The FIFA World Cup kicked off today in Russia, the start of a five-week "celebration filled with elite competition on the field and concern for intolerance in the stands and streets," according to a front-page piece by Martin Rogers of USA TODAY. Russia in the lead-up to the tournament has "turned on the charm," all the way from President Vladimir Putin down. Putin in a video that was released last week said, "We've done everything to ensure our guests, sportsmen, experts, and, of course, fans feel at home in Russia." Rogers notes Putin has "no great love for soccer, but he understands the value of international sporting events as exercises in propaganda." Even Putin's "fiercest critics expect the tournament to go off with barely a hitch, not because Russia has fixed its problems but because its leader is hard-line enough to quell resistance by whatever means necessary." Putin "drafted his ferocious Cossack militia enforcers to patrol Moscow in a bid to avoid unrest." But whether the show of force is "designed to scare or reassure fans is unsure" (USA TODAY, 6/14).

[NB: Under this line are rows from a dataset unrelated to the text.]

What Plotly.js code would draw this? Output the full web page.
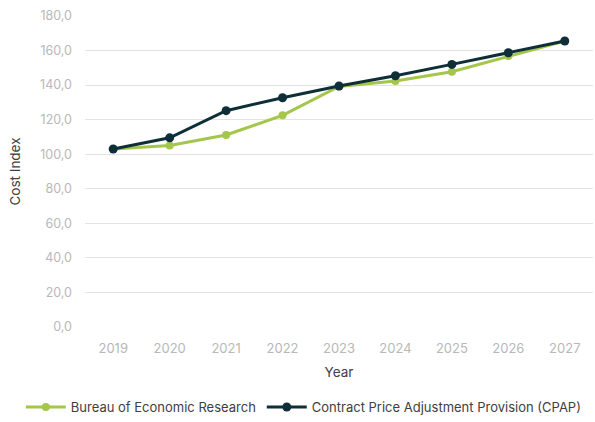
<!DOCTYPE html>
<html><head><meta charset="utf-8">
<script src="https://cdn.plot.ly/plotly-3.0.1.min.js"></script>
<style>html,body{margin:0;padding:0;background:#fff}#c{width:595px;height:422px}</style>
</head><body><div id="c"></div>
<script>
const years = ["2019","2020","2021","2022","2023","2024","2025","2026","2027"];
const berValues = [103.0, 105.1, 111.1, 122.5, 139.2, 142.4, 147.7, 156.8, 165.5];
const cpapValues = [103.0, 109.5, 125.2, 132.7, 139.5, 145.4, 152.0, 158.7, 165.5];
const seriesNames = ["Bureau of Economic Research", "Contract Price Adjustment Provision (CPAP)"];
const yTicks = [0, 20, 40, 60, 80, 100, 120, 140, 160, 180];

const fontFam = "Inter, 'Open Sans', sans-serif";
const traces = [
  {x: years, y: berValues, name: seriesNames[0], type: "scatter", mode: "lines+markers", legend: "legend",
   line: {color: "#a4c64a", width: 3}, marker: {color: "#a4c64a", size: 8}},
  {x: years, y: cpapValues, name: seriesNames[1], type: "scatter", mode: "lines+markers", legend: "legend2",
   line: {color: "#0e2e38", width: 3}, marker: {color: "#0e2e38", size: 9}}
];
const legFont = {family: fontFam, size: 13, color: "#404040"};
const layout = {
  width: 595, height: 422,
  margin: {l: 85, r: 2, t: 16, b: 95, autoexpand: false},
  paper_bgcolor: "#fff", plot_bgcolor: "#fff",
  separators: ",.",
  showlegend: true,
  legend: {orientation: "h", x: 0.035, xanchor: "left", xref: "container", y: 0.0, yanchor: "bottom", yref: "container",
           font: legFont, itemwidth: 40, bgcolor: "rgba(0,0,0,0)"},
  legend2: {orientation: "h", x: 0.44, xanchor: "left", xref: "container", y: 0.0, yanchor: "bottom", yref: "container",
           font: legFont, itemwidth: 40, bgcolor: "rgba(0,0,0,0)"},
  xaxis: {type: "category", range: [-0.5, 8.5], showgrid: false, zeroline: false, showline: false,
          ticks: "", ticklabelstandoff: 12, tickfont: {family: fontFam, size: 13, color: "#b8b8b8"},
          title: {text: "Year", font: {family: fontFam, size: 13.5, color: "#404040"}, standoff: 12}},
  yaxis: {range: [0, 180], tickvals: yTicks, tickformat: ".1f", showgrid: true, gridcolor: "#e3e3e3",
          gridwidth: 1, zeroline: false, showline: false, ticks: "", ticklabelstandoff: 12,
          tickfont: {family: fontFam, size: 12.5, color: "#b8b8b8"},
          title: {text: "Cost Index", font: {family: fontFam, size: 13.5, color: "#404040"}, standoff: 16}}
};
Plotly.newPlot("c", traces, layout, {displayModeBar: false, staticPlot: true});
</script></body></html>
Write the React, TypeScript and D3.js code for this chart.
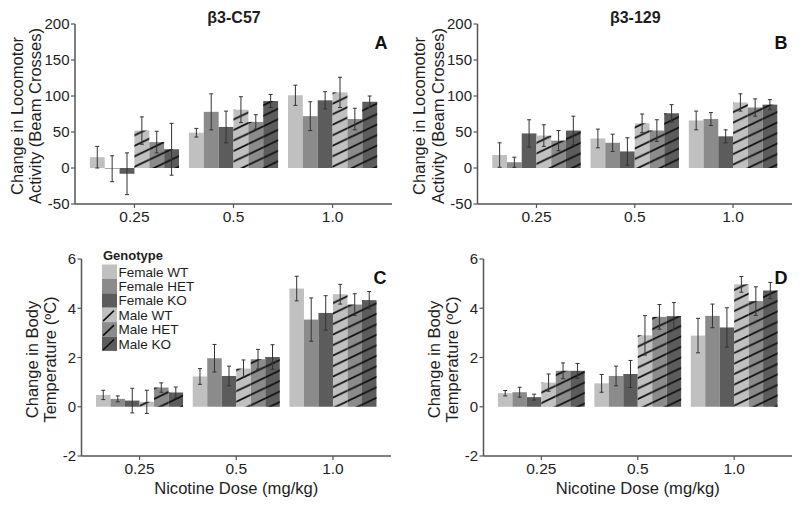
import React from "react";
import * as d3 from "d3";

const doses = ["0.25", "0.5", "1.0"];
const genotypes = ["Female WT", "Female HET", "Female KO", "Male WT", "Male HET", "Male KO"];
const genotypeFill = ["#c0c0c0", "#8b8b8b", "#5c5c5c", "#c0c0c0", "#8b8b8b", "#5c5c5c"];
const genotypeHatched = [false, false, false, true, true, true];

const locoTicks = [-50, 0, 50, 100, 150, 200];
const tempTicks = [-2, 0, 2, 4, 6];

// Panel A: β3-C57 locomotor
const locoC57Mean = [
  [15, -1, -8, 52, 36, 26],
  [49, 78, 57, 81, 64, 93],
  [101, 72, 94, 105, 68, 92],
];
const locoC57Err = [
  [15, 18, 29, 19, 15, 36],
  [6, 25, 22, 18, 10, 9],
  [14, 20, 12, 21, 15, 8],
];
// Panel B: β3-129 locomotor
const loco129Mean = [
  [18, 8, 48, 45, 38, 52],
  [41, 35, 23, 62, 52, 76],
  [66, 68, 44, 91, 84, 88],
];
const loco129Err = [
  [17, 7, 19, 15, 14, 20],
  [13, 12, 19, 13, 15, 12],
  [13, 9, 9, 12, 12, 7],
];
// Panel C: β3-C57 temperature
const tempC57Mean = [
  [0.48, 0.32, 0.25, 0.2, 0.78, 0.58],
  [1.23, 1.97, 1.25, 1.55, 1.93, 2.02],
  [4.8, 3.54, 3.81, 4.57, 4.15, 4.33],
];
const tempC57Err = [
  [0.19, 0.12, 0.5, 0.47, 0.19, 0.22],
  [0.32, 0.56, 0.4, 0.35, 0.4, 0.5],
  [0.5, 0.88, 0.7, 0.4, 0.44, 0.35],
];
// Panel D: β3-129 temperature
const temp129Mean = [
  [0.55, 0.59, 0.39, 0.98, 1.46, 1.46],
  [0.95, 1.25, 1.33, 2.9, 3.65, 3.68],
  [2.89, 3.69, 3.22, 4.97, 4.29, 4.72],
];
const temp129Err = [
  [0.11, 0.2, 0.12, 0.35, 0.32, 0.3],
  [0.36, 0.4, 0.55, 0.8, 0.5, 0.55],
  [0.7, 0.48, 0.8, 0.32, 0.58, 0.33],
];

type Panel = {
  id: string;
  mean: number[][];
  err: number[][];
  left: number;
  right: number;
  top: number;
  bottom: number;
  domain: [number, number];
  ticks: number[];
  title?: string;
  ylab: string[];
  ylabOff: [number, number];
  xlab: boolean;
  legend: boolean;
};

const panels: Panel[] = [
  { id: "A", mean: locoC57Mean, err: locoC57Err, left: 75, right: 392, top: 24, bottom: 204, domain: [-50, 200], ticks: locoTicks, title: "β3-C57", ylab: ["Change in Locomotor", "Activity (Beam Crosses)"], ylabOff: [58.5, 40], xlab: false, legend: false },
  { id: "B", mean: loco129Mean, err: loco129Err, left: 477.5, right: 792, top: 24, bottom: 204, domain: [-50, 200], ticks: locoTicks, title: "β3-129", ylab: ["Change in Locomotor", "Activity (Beam Crosses)"], ylabOff: [58.5, 40], xlab: false, legend: false },
  { id: "C", mean: tempC57Mean, err: tempC57Err, left: 81.5, right: 391, top: 259, bottom: 456, domain: [-2, 6], ticks: tempTicks, ylab: ["Change in Body", "Temperature (ºC)"], ylabOff: [49.5, 31.5], xlab: true, legend: true },
  { id: "D", mean: temp129Mean, err: temp129Err, left: 483.5, right: 792, top: 259, bottom: 456, domain: [-2, 6], ticks: tempTicks, ylab: ["Change in Body", "Temperature (ºC)"], ylabOff: [49.5, 31.5], xlab: true, legend: false },
];

const FONT = "'Liberation Sans', Arial, sans-serif";
const AXIS = "#555";
const TXT = "#1e1e1e";
const HW = 22;
const HH = 10.5;

function PanelView({ p }: { p: Panel }) {
  const x = d3.scaleBand<string>().domain(doses).range([p.left, p.right]).paddingInner(0.1).paddingOuter(0.15);
  const xi = d3.scaleBand<string>().domain(genotypes).range([0, x.bandwidth()]).padding(0);
  const y = d3.scaleLinear().domain(p.domain).range([p.bottom, p.top]);
  const midY = (p.top + p.bottom) / 2 + 2;
  const midX = (p.left + p.right) / 2;
  const bw = xi.bandwidth();
  return (
    <g>
      {p.mean.map((row, di) =>
        row.map((v, gi) => {
          const bx = (x(doses[di]) as number) + (xi(genotypes[gi]) as number);
          const y0 = y(0);
          const yv = y(v);
          const ry = Math.min(y0, yv);
          const rh = Math.abs(y0 - yv);
          return (
            <g key={`b${di}-${gi}`}>
              <rect x={bx} y={ry} width={bw} height={rh} fill={genotypeFill[gi]} />
              {genotypeHatched[gi] && <rect x={bx} y={ry} width={bw} height={rh} fill={`url(#hatch)`} />}
            </g>
          );
        })
      )}
      {p.mean.map((row, di) =>
        row.map((v, gi) => {
          const cx = (x(doses[di]) as number) + (xi(genotypes[gi]) as number) + bw / 2;
          const e = p.err[di][gi];
          const yt = y(v + e);
          const yb = y(v - e);
          return (
            <g key={`e${di}-${gi}`} stroke="#333" strokeWidth={1}>
              <line x1={cx} x2={cx} y1={yt} y2={yb} />
              <line x1={cx - 2} x2={cx + 2} y1={yt} y2={yt} />
              <line x1={cx - 2} x2={cx + 2} y1={yb} y2={yb} />
            </g>
          );
        })
      )}
      {/* axes */}
      <line x1={p.left} x2={p.left} y1={p.top} y2={p.bottom} stroke={AXIS} strokeWidth={1.5} />
      <line x1={p.left} x2={p.right} y1={p.bottom} y2={p.bottom} stroke={AXIS} strokeWidth={1.5} />
      {p.ticks.map((t) => (
        <g key={`yt${t}`}>
          <line x1={p.left - 4} x2={p.left} y1={y(t)} y2={y(t)} stroke={AXIS} strokeWidth={1.2} />
          <text x={p.left - 5.5} y={y(t)} dy="0.36em" textAnchor="end" fontSize={15} fill={TXT} fontFamily={FONT}>
            {t}
          </text>
        </g>
      ))}
      {doses.map((d) => {
        const cx = (x(d) as number) + x.bandwidth() / 2;
        return (
          <g key={`xt${d}`}>
            <line x1={cx} x2={cx} y1={p.bottom} y2={p.bottom + 4} stroke={AXIS} strokeWidth={1.2} />
            <text x={cx} y={p.bottom + 17.5} textAnchor="middle" fontSize={15.5} fill={TXT} fontFamily={FONT}>
              {d}
            </text>
          </g>
        );
      })}
      {p.ylab.map((s, i) => (
        <text
          key={`yl${i}`}
          transform={`translate(${p.left - p.ylabOff[i]},${midY}) rotate(-90)`}
          textAnchor="middle"
          dominantBaseline="central"
          fontSize={16.5}
          fill={TXT}
          fontFamily={FONT}
        >
          {s}
        </text>
      ))}
      {p.xlab && (
        <text x={midX} y={494} textAnchor="middle" fontSize={16.6} fill={TXT} fontFamily={FONT}>
          Nicotine Dose (mg/kg)
        </text>
      )}
      {p.title && (
        <text x={midX + 0.5} y={22.5} textAnchor="middle" fontSize={16} fontWeight="bold" fill={TXT} fontFamily={FONT}>
          {p.title}
        </text>
      )}
      <text x={p.right - 11} y={p.top + 25} textAnchor="middle" fontSize={18} fontWeight="bold" fill="#111" fontFamily={FONT}>
        {p.id}
      </text>
      {p.legend && (
        <g>
          <text x={103} y={259.5} fontSize={13} fontWeight="bold" fill={TXT} fontFamily={FONT}>
            Genotype
          </text>
          {genotypes.map((g, i) => {
            const sy = 264.5 + i * 14.4;
            return (
              <g key={`lg${i}`}>
                <rect x={102} y={sy} width={15} height={14.4} fill={genotypeFill[i]} />
                {genotypeHatched[i] && (
                  <line x1={103} y1={sy + 13.5} x2={114} y2={sy + 3} stroke="#111" strokeWidth={1.6} />
                )}
                <text x={118.5} y={sy + 7.2} dy="0.36em" fontSize={13.5} fill={TXT} fontFamily={FONT}>
                  {g}
                </text>
              </g>
            );
          })}
        </g>
      )}
    </g>
  );
}

export default function App() {
  return (
    <svg width={800} height={505} style={{ position: "absolute", left: 0, top: 0, background: "#fff" }}>
      <defs>
        <pattern id="hatch" patternUnits="userSpaceOnUse" width={HW} height={HH}>
          <path
            d={`M${-HW},${2 * HH} L${2 * HW},${-HH} M${-HW},${HH} L${HW},${-HH} M0,${2 * HH} L${2 * HW},0`}
            stroke="#111"
            strokeWidth={1.8}
            fill="none"
          />
        </pattern>
      </defs>
      <rect x={0} y={0} width={800} height={505} fill="#fff" />
      {panels.map((p) => (
        <PanelView key={p.id} p={p} />
      ))}
    </svg>
  );
}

The WALL STREET JOURNAL's Anatoly Kurmanaev wrote the World Cup is a chance for Putin to "showcase Russia's economic progress and recovered international confidence during his 19-year-rule, despite growing isolation from the West." It is also an "opportunity to present an image of the country as a rising geopolitical power broker amid a haphazard U.S. foreign policy" under President Trump (WSJ.com, 6/13). In N.Y., Rory Smith writes the "long wait" for this year's World Cup was "never really about the sport." For Russia, it has been about "flexing the nation's muscles, proving to its people as much as to its rivals that it can deliver the world's most-watched sporting spectacle just as well as any of its detractors and foes could." For everyone else, much of the focus has "been on anything but the sport" (N.Y. TIMES, 6/14).
HOPING FOR SMOOTH SAILING: The GUARDIAN's Andrew Roth writes the "main intrigue of Russia's World Cup will likely be how Russia's regional cities cope with the influx of tens of thousands of fans, many of them seeing foreign tourists on this scale for the first time in their history." Security "will be extreme." The Kremlin deep down "may still hope that a successful tournament will earn recognition." But the "real concern is not screwing up" (GUARDIAN, 6/14). The GLOBE & MAIL's Cathal Kelly wrote, "Welcome to the World Cup nobody wants. At this point, not even Russia." Putin has "made that pretty plain." He has been a "peripheral figure in the lead-up, making little secret of the fact that the tournament features two things he doesn't like -- soccer and strangers." It is "hard to blame Putin for his growing lack of enthusiasm." There are "several ways this thing can go wrong, some more likely than others." The first is "organizational chaos." Russia has "managed to get the stadiums completed in good time." It has the infrastructure, although it is "unlikely to be strained" (GLOBE & MAIL, 6/9). The GLOBE & MAIL's John Doyle wrote this is a "rogue World Cup." It was from the "moment Russia won the bid to hold it and it has continued to be just that -- outlandish." The "chicanery and the cast of characters in the story almost preclude the possibility of rational thinking." Doyle: "You already know many of the characters from daily television news" (GLOBE & MAIL, 6/9).
ISSUES OF RACISM: In DC, Amie Ferris-Rotman wrote "widespread and open racism in Russia prompted FIFA ... to adopt new measures at this tournament." For the "first time in its 88-year history, it has given referees the right to interrupt or call off a game if there are racist chants or slurs." Some "worry that is not enough." England D Danny Rose last week said that he has "urged his family not to come and see him play in Russia, fearful they would suffer racist abuse." FIFA earlier this year fined Russia's soccer federation after an exhibition match against France in St. Petersburg "turned nasty when Russian fans yelled racist chants at some of France's top players." Russia's national team was also "fined for racist fan behavior at the last two European Championships" (WASHINGTON POST, 6/13). In L.A., Baxter & Ayres cited research by London-based Fare Network and Moscow's Sova Center showing the "prevalence of neo-Nazi songs and monkey chants aimed at visiting black players more than doubled over the last two seasons in Russia, where homophobia has been codified into law" (L.A. TIMES, 6/13).